> [Written exercise]: Without the pictures, output the lines of the material from the very first through the one that holds "const limitCO = 590;".
----- Material for this exercise
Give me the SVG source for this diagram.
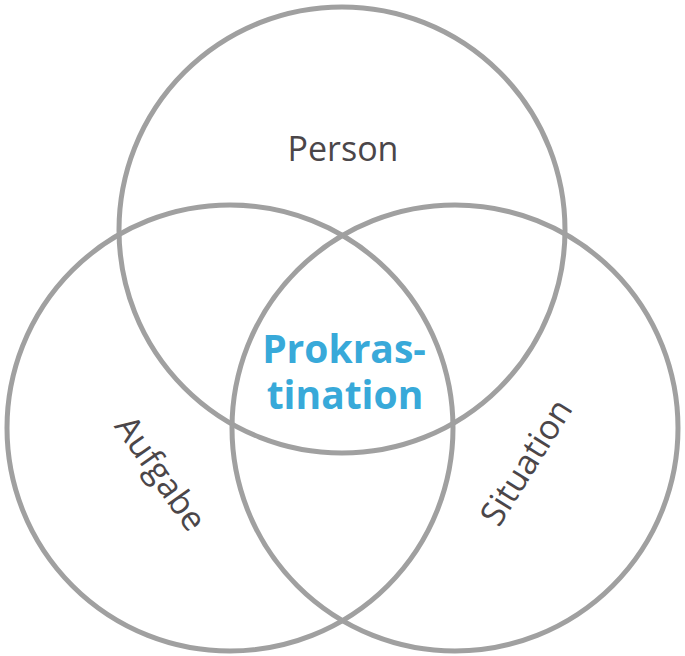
<svg xmlns="http://www.w3.org/2000/svg" width="685" height="656" viewBox="0 0 685 656">
<style>
.c{fill:none;stroke:#a0a0a0;stroke-width:5}
.t{font-family:"Open Sans","Noto Sans",sans-serif;font-size:34px;fill:#4b4649;text-anchor:middle}
.m{font-family:"Open Sans","Noto Sans",sans-serif;font-size:39px;font-weight:bold;fill:#38a9d9;text-anchor:middle}
</style>
<rect width="685" height="656" fill="#ffffff"/>
<g id="person"><circle class="c" cx="342" cy="230" r="223"/><text class="t" x="343" y="161">Person</text></g>
<g id="aufgabe"><circle class="c" cx="230" cy="428" r="223"/><text class="t" transform="translate(161,473) rotate(55)" x="0" y="12">Aufgabe</text></g>
<g id="situation"><circle class="c" cx="455" cy="428" r="223"/><text class="t" transform="translate(526,462) rotate(-58)" x="0" y="12">Situation</text></g>
<g id="prokrastination"><text class="m"><tspan x="344" y="363">Prokras-</tspan><tspan x="345" y="409">tination</tspan></text></g>
<g id="connectors"></g>
</svg>
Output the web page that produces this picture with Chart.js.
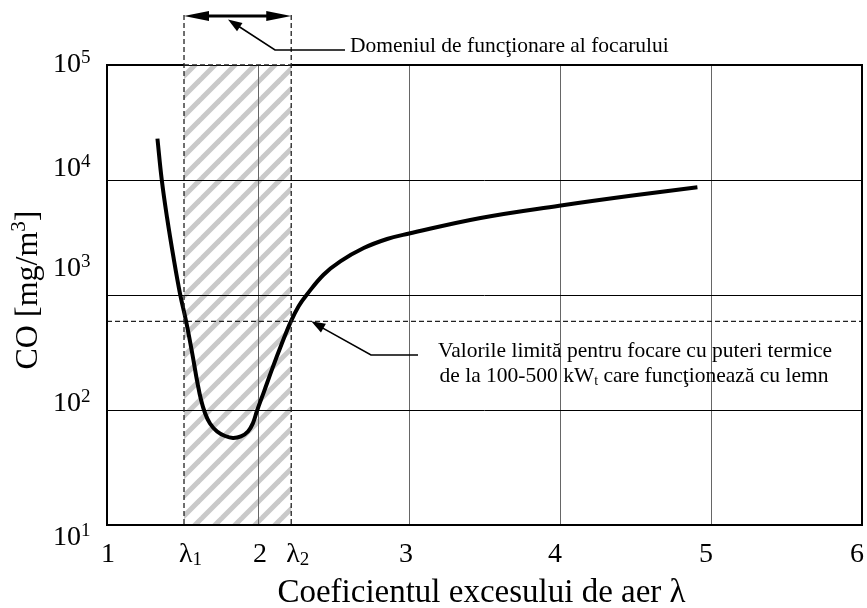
<!DOCTYPE html>
<html>
<head>
<meta charset="utf-8">
<script src="https://cdn.jsdelivr.net/npm/chart.js@4.4.0/dist/chart.umd.min.js"></script>
<style>
  html, body { margin: 0; padding: 0; background: #fff; }
</style>
</head>
<body>
<canvas id="chart-co" width="867" height="608"></canvas>
<script>
// excesul de aer λ si concentratia de CO (mg/m3)
const lambdaX = [1.334, 1.363, 1.398, 1.441, 1.484, 1.524, 1.564, 1.599, 1.623, 1.649, 1.682,
  1.729, 1.782, 1.834, 1.887, 1.934, 1.967, 1.993, 2.041, 2.094, 2.154, 2.218, 2.270, 2.324,
  2.434, 2.545, 2.700, 2.855, 2.994, 3.474, 3.995, 4.468, 4.910];
const coValues = [22900, 9940, 4680, 2100, 1020, 590, 313, 172, 122, 94.2, 76.3,
  65.0, 59.4, 57.1, 58.9, 65.0, 77.1, 98.0, 146, 228, 367, 590, 802, 1010,
  1500, 1960, 2560, 3070, 3410, 4680, 5980, 7300, 8650];

const xTicks = [1, 2, 3, 4, 5, 6];
const yTicks = [10, 100, 1000, 10000, 100000];
const yTickExp = ["1", "2", "3", "4", "5"];
const lambdaRange = [1.51, 2.22];   // λ1, λ2
const lambdaSub = ["1", "2"];
const limitCO = 590;                // valoarea limita

const xTitle = "Coeficientul excesului de aer λ";
const rangeNote = "Domeniul de funcţionare al focarului";
const limitNote1 = "Valorile limită pentru focare cu puteri termice";
const limitNote2 = ["de la 100-500 kW", "t", " care funcţionează cu lemn"];

const serif = '"Liberation Serif", "Times New Roman", serif';
const font = (px) => `${px}px ${serif}`;

// text cu indici / exponenti: [text, marime, ridicare]
function richWidth(ctx, pieces) {
  let w = 0;
  for (const [t, s] of pieces) {
    ctx.font = font(s);
    w += ctx.measureText(t).width;
  }
  return w;
}

function drawRich(ctx, pieces, x, y, align = "left") {
  let cx = x;
  const w = richWidth(ctx, pieces);
  if (align === "center") cx -= w / 2;
  if (align === "right") cx -= w;
  ctx.textAlign = "left";
  ctx.textBaseline = "alphabetic";
  for (const [t, s, rise = 0] of pieces) {
    ctx.font = font(s);
    ctx.fillText(t, cx, y - rise);
    cx += ctx.measureText(t).width;
  }
}

function arrowHead(ctx, fx, fy, tx, ty, len, half) {
  const a = Math.atan2(ty - fy, tx - fx);
  const c = Math.cos(a), s = Math.sin(a);
  ctx.beginPath();
  ctx.moveTo(tx, ty);
  ctx.lineTo(tx - len * c - half * s, ty - len * s + half * c);
  ctx.lineTo(tx - len * c + half * s, ty - len * s - half * c);
  ctx.closePath();
  ctx.fill();
}

function line(ctx, pts, width, dash = []) {
  ctx.lineWidth = width;
  ctx.setLineDash(dash);
  ctx.beginPath();
  ctx.moveTo(pts[0][0], pts[0][1]);
  for (let i = 1; i < pts.length; i++) ctx.lineTo(pts[i][0], pts[i][1]);
  ctx.stroke();
  ctx.setLineDash([]);
}

// hasura gri pentru zona de functionare
function makeHatch() {
  const p = 20;
  const c = document.createElement("canvas");
  c.width = p; c.height = p;
  const g = c.getContext("2d");
  g.strokeStyle = "#c9c9c9";
  g.lineWidth = 5;
  g.lineCap = "square";
  for (const o of [-p, 0, p]) {
    g.beginPath();
    g.moveTo(o, p);
    g.lineTo(o + p, 0);
    g.stroke();
  }
  return c;
}

const hatchPlugin = {
  id: "hatch",
  beforeDraw(chart) {
    const { ctx, chartArea, scales } = chart;
    const x1 = scales.x.getPixelForValue(lambdaRange[0]);
    const x2 = scales.x.getPixelForValue(lambdaRange[1]);
    ctx.save();
    ctx.fillStyle = ctx.createPattern(makeHatch(), "repeat");
    ctx.fillRect(x1, chartArea.top, x2 - x1, chartArea.bottom - chartArea.top);
    ctx.restore();
  },
};

const framePlugin = {
  id: "frame",
  afterDatasetsDraw(chart) {
    const { ctx, chartArea: a, scales } = chart;
    const x1 = scales.x.getPixelForValue(lambdaRange[0]);
    const x2 = scales.x.getPixelForValue(lambdaRange[1]);
    ctx.save();
    ctx.strokeStyle = "#000";
    line(ctx, [[x1, a.top], [a.left, a.top], [a.left, a.bottom], [a.right, a.bottom], [a.right, a.top], [x2, a.top]], 2);
    ctx.strokeStyle = "#222";
    line(ctx, [[x1, a.top], [x2, a.top]], 1.3, [5, 3]);
    ctx.restore();
  },
};

const labelsPlugin = {
  id: "labels",
  afterDraw(chart) {
    const { ctx, chartArea: a, scales } = chart;
    const xs = scales.x, ys = scales.y;
    ctx.save();
    ctx.fillStyle = "#000";

    // etichetele axei Y: 10^n
    const yNudge = [20, 1, -19, -4, 7];
    yTicks.forEach((v, i) => {
      drawRich(ctx, [["10", 28], [yTickExp[i], 19, 9]], 53, ys.getPixelForValue(v) + yNudge[i]);
    });

    // etichetele axei X
    const xNudge = [1, 2, -3, -5, -5, -5];
    xTicks.forEach((v, i) => {
      ctx.font = font(28);
      ctx.textAlign = "center";
      ctx.textBaseline = "alphabetic";
      ctx.fillText(String(v), xs.getPixelForValue(v) + xNudge[i], 562);
    });
    lambdaRange.forEach((v, i) => {
      drawRich(ctx, [["λ", 28], [lambdaSub[i], 19, -3]], xs.getPixelForValue(v) - 5, 562);
    });

    // titlurile axelor
    ctx.font = font(33);
    ctx.textAlign = "center";
    ctx.fillText(xTitle, (a.left + a.right) / 2 - 3, 602);

    ctx.save();
    ctx.translate(37, 290);
    ctx.rotate(-Math.PI / 2);
    drawRich(ctx, [["CO [mg/m", 32], ["3", 21, 12], ["]", 32]], 0, 0, "center");
    ctx.restore();

    // limitele λ1, λ2 si sageata dubla
    const x1 = xs.getPixelForValue(lambdaRange[0]);
    const x2 = xs.getPixelForValue(lambdaRange[1]);
    ctx.strokeStyle = "#222";
    for (const px of [x1, x2]) line(ctx, [[px, 15], [px, a.bottom]], 1.3, [5, 3]);

    ctx.strokeStyle = "#000";
    line(ctx, [[x1 + 15, 16], [x2 - 15, 16]], 2.8);
    arrowHead(ctx, x2, 16, x1, 16, 25, 5);
    arrowHead(ctx, x1, 16, x2, 16, 25, 5);

    // indicatorul pentru domeniul de functionare
    line(ctx, [[345, 50], [275, 50], [x1 + 48, 22]], 1.6);
    arrowHead(ctx, 275, 50, x1 + 44, 19.5, 14, 5);
    ctx.font = font(21.5);
    ctx.textAlign = "left";
    ctx.fillText(rangeNote, 350, 52);

    // indicatorul pentru valorile limita
    const ly = ys.getPixelForValue(limitCO);
    line(ctx, [[418, 355], [371, 355], [x2 + 24, ly + 2.5]], 1.6);
    arrowHead(ctx, 371, 355, x2 + 20, ly, 14, 5);
    ctx.font = font(21.5);
    ctx.textAlign = "center";
    ctx.fillText(limitNote1, 635, 357);
    drawRich(ctx, [[limitNote2[0], 21.5], [limitNote2[1], 14, -3], [limitNote2[2], 21.5]], 634, 382, "center");

    ctx.restore();
  },
};

const ctx = document.getElementById("chart-co").getContext("2d");

new Chart(ctx, {
  type: "line",
  data: {
    datasets: [
      {
        label: "CO",
        data: lambdaX.map((x, i) => ({ x, y: coValues[i] })),
        borderColor: "#000",
        borderWidth: 4,
        pointRadius: 0,
        tension: 0.4,
        borderCapStyle: "butt",
        borderJoinStyle: "round",
      },
      {
        label: "limita",
        data: [{ x: xTicks[0], y: limitCO }, { x: xTicks[xTicks.length - 1], y: limitCO }],
        borderColor: "#222",
        borderWidth: 1.3,
        borderDash: [5, 3],
        pointRadius: 0,
      },
    ],
  },
  options: {
    responsive: false,
    animation: false,
    devicePixelRatio: 1,
    layout: { padding: { left: 107, top: 65, right: 5, bottom: 83 } },
    plugins: {
      legend: { display: false },
      tooltip: { enabled: false },
    },
    scales: {
      x: {
        type: "linear",
        min: xTicks[0],
        max: xTicks[xTicks.length - 1],
        afterBuildTicks: (scale) => { scale.ticks = xTicks.map((v) => ({ value: v })); },
        ticks: { display: false },
        grid: { drawTicks: false, color: "#666", lineWidth: 1 },
        border: { display: false },
      },
      y: {
        type: "logarithmic",
        min: yTicks[0],
        max: yTicks[yTicks.length - 1],
        afterBuildTicks: (scale) => { scale.ticks = yTicks.map((v) => ({ value: v })); },
        ticks: { display: false },
        grid: { drawTicks: false, color: "#000", lineWidth: 1 },
        border: { display: false },
      },
    },
  },
  plugins: [hatchPlugin, framePlugin, labelsPlugin],
});
</script>
</body>
</html>
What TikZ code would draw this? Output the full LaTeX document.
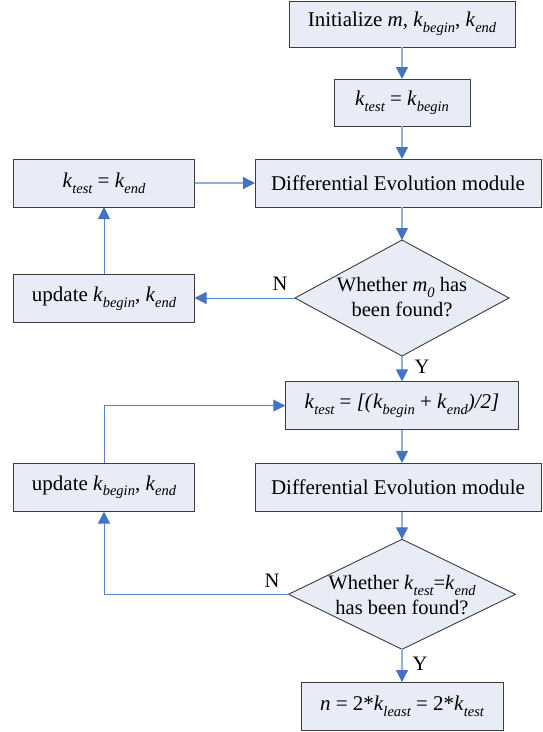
\documentclass[tikz,border=0pt]{standalone}
\usepackage{fontspec}
\setmainfont{Liberation Serif}
\usetikzlibrary{arrows.meta,shapes.geometric}

\definecolor{boxfill}{RGB}{231,236,246}
\definecolor{boxline}{RGB}{60,60,60}
\definecolor{lineblue}{RGB}{142,176,224}
\definecolor{loopblue}{RGB}{84,130,200}
\definecolor{headblue}{RGB}{68,114,196}

% italic variable with a lowered italic index
\newcommand{\subidx}[1]{\raisebox{-0.28em}{\fontsize{14.5}{14.5}\selectfont\itshape #1}}
\newcommand{\kv}[1]{\textit{k}\subidx{#1}}

\tikzset{
  stepbox/.style={draw=boxline, fill=boxfill, line width=0.9pt, inner sep=0pt,
    outer sep=0pt, font=\fontsize{21}{24}\selectfont},
  decision/.style={shape=diamond, draw=boxline, fill=boxfill, line width=0.9pt,
    inner sep=0pt, outer sep=0pt},
  dtext/.style={align=center, font=\fontsize{20.5}{25}\selectfont},
  yn/.style={font=\fontsize{20.5}{24}\selectfont, inner sep=0pt},
  arr/.style={draw=lineblue, line width=1.2pt,
    -{Triangle[width=12pt,length=12pt,color=headblue]}},
  looparr/.style={draw=loopblue, line width=1pt,
    -{Triangle[width=12pt,length=12pt,color=headblue]}},
}

\begin{document}
\begin{tikzpicture}[x=1pt,y=-1pt]
\useasboundingbox (0,0) rectangle (542,732);

% main column
\node[stepbox, minimum width=226pt, minimum height=46pt] (init) at (402,24)
  {Initialize \textit{m}, \kv{begin}, \kv{end}};
\node[stepbox, minimum width=136pt, minimum height=47pt] (kb) at (402,102.5)
  {\kv{test} = \kv{begin}};
\node[stepbox, minimum width=286pt, minimum height=48pt] (de1) at (398,183)
  {Differential Evolution module};
\node[decision, minimum width=214pt, minimum height=116pt] (dia1) at (402,298) {};
\node[dtext] (dia1t) at (402,297.5) {Whether \textit{m}\subidx{0} has\\been found?};
\node[stepbox, minimum width=233.5pt, minimum height=48.4pt] (mid) at (402,405.6)
  {\kv{test} = \textit{[(}\kv{begin} + \kv{end}\textit{)/2]}};
\node[stepbox, minimum width=286pt, minimum height=48.7pt] (de2) at (398,487.3)
  {Differential Evolution module};
\node[decision, minimum width=227pt, minimum height=110pt] (dia2) at (402,594.3) {};
\node[dtext] (dia2t) at (402,595) {Whether \kv{test}=\kv{end}\\has been found?};
\node[stepbox, minimum width=202pt, minimum height=48pt] (fin) at (402,706)
  {\textit{n} = 2*\kv{least} = 2*\kv{test}};

% side column
\node[stepbox, minimum width=181pt, minimum height=48pt] (kend) at (104,183)
  {\kv{test} = \kv{end}};
\node[stepbox, minimum width=181pt, minimum height=48.4pt] (upd1) at (104,298.6)
  {update \kv{begin}, \kv{end}};
\node[stepbox, minimum width=181pt, minimum height=48.7pt] (upd2) at (104,487.3)
  {update \kv{begin}, \kv{end}};

% branch labels
\node[yn] (n1) at (280,284) {N};
\node[yn] (y1) at (422,367) {Y};
\node[yn] (n2) at (272,581) {N};
\node[yn] (y2) at (420,664) {Y};

% connectors
\draw[arr] (init.south) -- (kb.north);
\draw[arr] (kb.south) -- (kb.south |- de1.north);
\draw[arr] (de1.south -| dia1.north) -- (dia1.north);
\draw[looparr] (dia1.west) -- (dia1.west -| upd1.east);
\draw[looparr] (upd1.north) -- (kend.south);
\draw[arr] (kend.east) -- (kend.east -| de1.west);
\draw[arr] (dia1.south) -- (mid.north);
\draw[arr] (mid.south) -- (mid.south |- de2.north);
\draw[arr] (de2.south -| dia2.north) -- (dia2.north);
\draw[arr] (dia2.south) -- (fin.north);
\draw[looparr] (dia2.west) -| (upd2.south);
\draw[looparr] (upd2.north) |- (mid.west);
\end{tikzpicture}
\end{document}
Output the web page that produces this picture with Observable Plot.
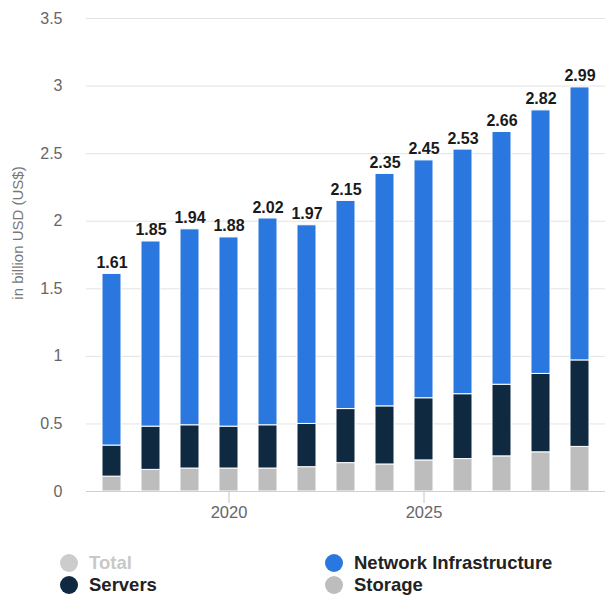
----------
> [Expected answer]:
Give me the SVG source for this diagram.
<svg xmlns="http://www.w3.org/2000/svg" width="685" height="656" viewBox="0 0 685 656">
<style>
.c{fill:none;stroke:#a0a0a0;stroke-width:5}
.t{font-family:"Open Sans","Noto Sans",sans-serif;font-size:34px;fill:#4b4649;text-anchor:middle}
.m{font-family:"Open Sans","Noto Sans",sans-serif;font-size:39px;font-weight:bold;fill:#38a9d9;text-anchor:middle}
</style>
<rect width="685" height="656" fill="#ffffff"/>
<g id="person"><circle class="c" cx="342" cy="230" r="223"/><text class="t" x="343" y="161">Person</text></g>
<g id="aufgabe"><circle class="c" cx="230" cy="428" r="223"/><text class="t" transform="translate(161,473) rotate(55)" x="0" y="12">Aufgabe</text></g>
<g id="situation"><circle class="c" cx="455" cy="428" r="223"/><text class="t" transform="translate(526,462) rotate(-58)" x="0" y="12">Situation</text></g>
<g id="prokrastination"><text class="m"><tspan x="344" y="363">Prokras-</tspan><tspan x="345" y="409">tination</tspan></text></g>
<g id="connectors"></g>
</svg>
Output the web page that produces this picture with Chart.js.
<!DOCTYPE html>
<html>
<head>
<meta charset="utf-8">
<script src="https://cdn.jsdelivr.net/npm/chart.js@4.4.0/dist/chart.umd.min.js"></script>
<style>
  html, body { margin: 0; padding: 0; background: #fff; }
</style>
</head>
<body>
<canvas id="chart-co" width="867" height="608"></canvas>
<script>
// excesul de aer λ si concentratia de CO (mg/m3)
const lambdaX = [1.334, 1.363, 1.398, 1.441, 1.484, 1.524, 1.564, 1.599, 1.623, 1.649, 1.682,
  1.729, 1.782, 1.834, 1.887, 1.934, 1.967, 1.993, 2.041, 2.094, 2.154, 2.218, 2.270, 2.324,
  2.434, 2.545, 2.700, 2.855, 2.994, 3.474, 3.995, 4.468, 4.910];
const coValues = [22900, 9940, 4680, 2100, 1020, 590, 313, 172, 122, 94.2, 76.3,
  65.0, 59.4, 57.1, 58.9, 65.0, 77.1, 98.0, 146, 228, 367, 590, 802, 1010,
  1500, 1960, 2560, 3070, 3410, 4680, 5980, 7300, 8650];

const xTicks = [1, 2, 3, 4, 5, 6];
const yTicks = [10, 100, 1000, 10000, 100000];
const yTickExp = ["1", "2", "3", "4", "5"];
const lambdaRange = [1.51, 2.22];   // λ1, λ2
const lambdaSub = ["1", "2"];
const limitCO = 590;                // valoarea limita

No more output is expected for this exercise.